**Data provided**
^^^^

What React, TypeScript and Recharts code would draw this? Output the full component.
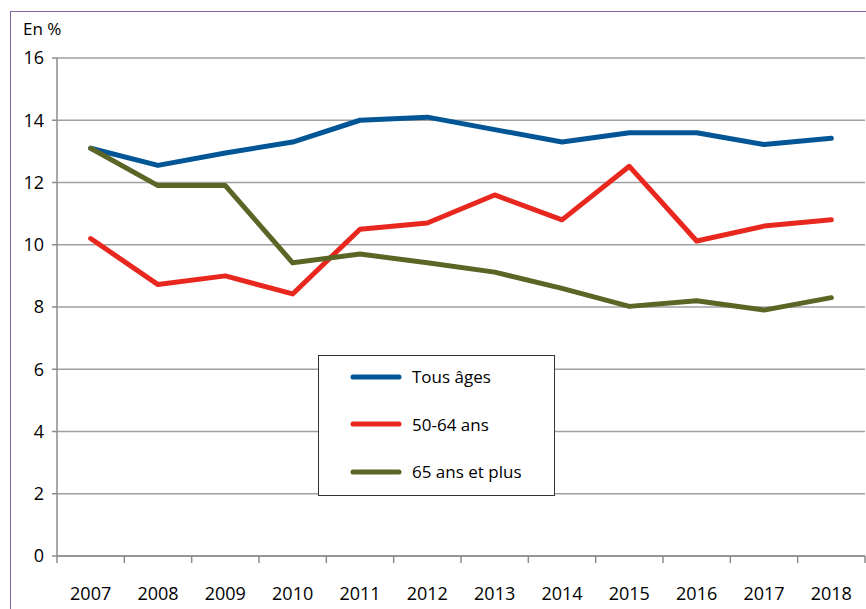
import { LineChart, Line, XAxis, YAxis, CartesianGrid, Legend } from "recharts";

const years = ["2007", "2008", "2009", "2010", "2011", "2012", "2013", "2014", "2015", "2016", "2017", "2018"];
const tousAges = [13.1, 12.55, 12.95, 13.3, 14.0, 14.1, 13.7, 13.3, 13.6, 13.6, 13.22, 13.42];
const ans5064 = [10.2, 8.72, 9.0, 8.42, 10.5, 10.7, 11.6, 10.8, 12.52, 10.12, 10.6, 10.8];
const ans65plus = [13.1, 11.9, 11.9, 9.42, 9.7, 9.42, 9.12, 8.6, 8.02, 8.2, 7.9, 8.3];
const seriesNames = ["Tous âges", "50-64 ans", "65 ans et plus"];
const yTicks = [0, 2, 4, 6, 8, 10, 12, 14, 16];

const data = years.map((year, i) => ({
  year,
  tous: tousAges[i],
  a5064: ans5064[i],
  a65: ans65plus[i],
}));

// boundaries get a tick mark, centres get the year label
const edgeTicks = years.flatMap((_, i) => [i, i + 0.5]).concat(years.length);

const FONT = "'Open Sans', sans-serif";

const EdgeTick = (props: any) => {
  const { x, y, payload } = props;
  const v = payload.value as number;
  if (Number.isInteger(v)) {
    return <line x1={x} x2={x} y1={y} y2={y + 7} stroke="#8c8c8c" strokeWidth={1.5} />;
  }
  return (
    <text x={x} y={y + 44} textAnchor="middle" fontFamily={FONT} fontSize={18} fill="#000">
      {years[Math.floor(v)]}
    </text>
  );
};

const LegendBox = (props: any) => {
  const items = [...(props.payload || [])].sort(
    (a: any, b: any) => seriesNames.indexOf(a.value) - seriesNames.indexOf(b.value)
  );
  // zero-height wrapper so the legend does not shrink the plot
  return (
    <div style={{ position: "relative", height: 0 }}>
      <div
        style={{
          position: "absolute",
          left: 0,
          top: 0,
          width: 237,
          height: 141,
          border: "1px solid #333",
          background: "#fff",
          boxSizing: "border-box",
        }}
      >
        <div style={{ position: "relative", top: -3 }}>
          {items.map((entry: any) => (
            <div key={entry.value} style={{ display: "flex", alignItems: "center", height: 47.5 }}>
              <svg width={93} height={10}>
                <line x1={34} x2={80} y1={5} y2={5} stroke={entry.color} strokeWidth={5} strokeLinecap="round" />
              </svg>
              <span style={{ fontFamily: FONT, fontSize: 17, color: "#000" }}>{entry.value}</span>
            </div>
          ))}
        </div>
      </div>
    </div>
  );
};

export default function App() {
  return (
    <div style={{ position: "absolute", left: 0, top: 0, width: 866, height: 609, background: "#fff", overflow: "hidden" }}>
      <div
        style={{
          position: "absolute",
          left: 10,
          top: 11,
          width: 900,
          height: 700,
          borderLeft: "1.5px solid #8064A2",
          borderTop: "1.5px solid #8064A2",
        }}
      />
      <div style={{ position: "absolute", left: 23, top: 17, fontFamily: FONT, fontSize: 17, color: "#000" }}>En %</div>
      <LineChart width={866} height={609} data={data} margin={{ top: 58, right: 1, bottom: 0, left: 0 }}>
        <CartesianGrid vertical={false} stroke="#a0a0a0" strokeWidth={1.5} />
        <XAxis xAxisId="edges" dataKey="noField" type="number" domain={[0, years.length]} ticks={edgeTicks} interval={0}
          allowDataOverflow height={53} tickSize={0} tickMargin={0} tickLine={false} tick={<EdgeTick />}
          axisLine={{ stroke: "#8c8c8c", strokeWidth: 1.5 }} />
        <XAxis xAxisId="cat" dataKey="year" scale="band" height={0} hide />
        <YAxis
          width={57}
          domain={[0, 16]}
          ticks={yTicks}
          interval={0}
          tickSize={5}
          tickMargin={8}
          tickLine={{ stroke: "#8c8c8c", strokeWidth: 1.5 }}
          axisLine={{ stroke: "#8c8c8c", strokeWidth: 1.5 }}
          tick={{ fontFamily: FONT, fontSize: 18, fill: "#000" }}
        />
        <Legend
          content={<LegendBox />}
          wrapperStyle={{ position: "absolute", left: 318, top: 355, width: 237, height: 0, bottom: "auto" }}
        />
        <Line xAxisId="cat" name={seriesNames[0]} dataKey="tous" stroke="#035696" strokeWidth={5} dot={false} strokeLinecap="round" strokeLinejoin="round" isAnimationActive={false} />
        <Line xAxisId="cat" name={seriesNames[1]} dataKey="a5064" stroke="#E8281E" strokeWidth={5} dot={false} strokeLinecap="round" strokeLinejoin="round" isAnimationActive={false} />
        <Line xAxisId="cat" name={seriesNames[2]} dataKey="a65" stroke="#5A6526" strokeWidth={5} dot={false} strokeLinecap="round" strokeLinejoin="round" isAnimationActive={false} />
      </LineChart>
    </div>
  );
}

^^^^

**Exercise brief**
Return the full material word for word. Do not include the pictures.

**Completed task**
What React, TypeScript and Recharts code would draw this? Output the full component.
import { LineChart, Line, XAxis, YAxis, CartesianGrid, Legend } from "recharts";

const years = ["2007", "2008", "2009", "2010", "2011", "2012", "2013", "2014", "2015", "2016", "2017", "2018"];
const tousAges = [13.1, 12.55, 12.95, 13.3, 14.0, 14.1, 13.7, 13.3, 13.6, 13.6, 13.22, 13.42];
const ans5064 = [10.2, 8.72, 9.0, 8.42, 10.5, 10.7, 11.6, 10.8, 12.52, 10.12, 10.6, 10.8];
const ans65plus = [13.1, 11.9, 11.9, 9.42, 9.7, 9.42, 9.12, 8.6, 8.02, 8.2, 7.9, 8.3];
const seriesNames = ["Tous âges", "50-64 ans", "65 ans et plus"];
const yTicks = [0, 2, 4, 6, 8, 10, 12, 14, 16];

const data = years.map((year, i) => ({
  year,
  tous: tousAges[i],
  a5064: ans5064[i],
  a65: ans65plus[i],
}));

// boundaries get a tick mark, centres get the year label
const edgeTicks = years.flatMap((_, i) => [i, i + 0.5]).concat(years.length);

const FONT = "'Open Sans', sans-serif";

const EdgeTick = (props: any) => {
  const { x, y, payload } = props;
  const v = payload.value as number;
  if (Number.isInteger(v)) {
    return <line x1={x} x2={x} y1={y} y2={y + 7} stroke="#8c8c8c" strokeWidth={1.5} />;
  }
  return (
    <text x={x} y={y + 44} textAnchor="middle" fontFamily={FONT} fontSize={18} fill="#000">
      {years[Math.floor(v)]}
    </text>
  );
};

const LegendBox = (props: any) => {
  const items = [...(props.payload || [])].sort(
    (a: any, b: any) => seriesNames.indexOf(a.value) - seriesNames.indexOf(b.value)
  );
  // zero-height wrapper so the legend does not shrink the plot
  return (
    <div style={{ position: "relative", height: 0 }}>
      <div
        style={{
          position: "absolute",
          left: 0,
          top: 0,
          width: 237,
          height: 141,
          border: "1px solid #333",
          background: "#fff",
          boxSizing: "border-box",
        }}
      >
        <div style={{ position: "relative", top: -3 }}>
          {items.map((entry: any) => (
            <div key={entry.value} style={{ display: "flex", alignItems: "center", height: 47.5 }}>
              <svg width={93} height={10}>
                <line x1={34} x2={80} y1={5} y2={5} stroke={entry.color} strokeWidth={5} strokeLinecap="round" />
              </svg>
              <span style={{ fontFamily: FONT, fontSize: 17, color: "#000" }}>{entry.value}</span>
            </div>
          ))}
        </div>
      </div>
    </div>
  );
};

export default function App() {
  return (
    <div style={{ position: "absolute", left: 0, top: 0, width: 866, height: 609, background: "#fff", overflow: "hidden" }}>
      <div
        style={{
          position: "absolute",
          left: 10,
          top: 11,
          width: 900,
          height: 700,
          borderLeft: "1.5px solid #8064A2",
          borderTop: "1.5px solid #8064A2",
        }}
      />
      <div style={{ position: "absolute", left: 23, top: 17, fontFamily: FONT, fontSize: 17, color: "#000" }}>En %</div>
      <LineChart width={866} height={609} data={data} margin={{ top: 58, right: 1, bottom: 0, left: 0 }}>
        <CartesianGrid vertical={false} stroke="#a0a0a0" strokeWidth={1.5} />
        <XAxis xAxisId="edges" dataKey="noField" type="number" domain={[0, years.length]} ticks={edgeTicks} interval={0}
          allowDataOverflow height={53} tickSize={0} tickMargin={0} tickLine={false} tick={<EdgeTick />}
          axisLine={{ stroke: "#8c8c8c", strokeWidth: 1.5 }} />
        <XAxis xAxisId="cat" dataKey="year" scale="band" height={0} hide />
        <YAxis
          width={57}
          domain={[0, 16]}
          ticks={yTicks}
          interval={0}
          tickSize={5}
          tickMargin={8}
          tickLine={{ stroke: "#8c8c8c", strokeWidth: 1.5 }}
          axisLine={{ stroke: "#8c8c8c", strokeWidth: 1.5 }}
          tick={{ fontFamily: FONT, fontSize: 18, fill: "#000" }}
        />
        <Legend
          content={<LegendBox />}
          wrapperStyle={{ position: "absolute", left: 318, top: 355, width: 237, height: 0, bottom: "auto" }}
        />
        <Line xAxisId="cat" name={seriesNames[0]} dataKey="tous" stroke="#035696" strokeWidth={5} dot={false} strokeLinecap="round" strokeLinejoin="round" isAnimationActive={false} />
        <Line xAxisId="cat" name={seriesNames[1]} dataKey="a5064" stroke="#E8281E" strokeWidth={5} dot={false} strokeLinecap="round" strokeLinejoin="round" isAnimationActive={false} />
        <Line xAxisId="cat" name={seriesNames[2]} dataKey="a65" stroke="#5A6526" strokeWidth={5} dot={false} strokeLinecap="round" strokeLinejoin="round" isAnimationActive={false} />
      </LineChart>
    </div>
  );
}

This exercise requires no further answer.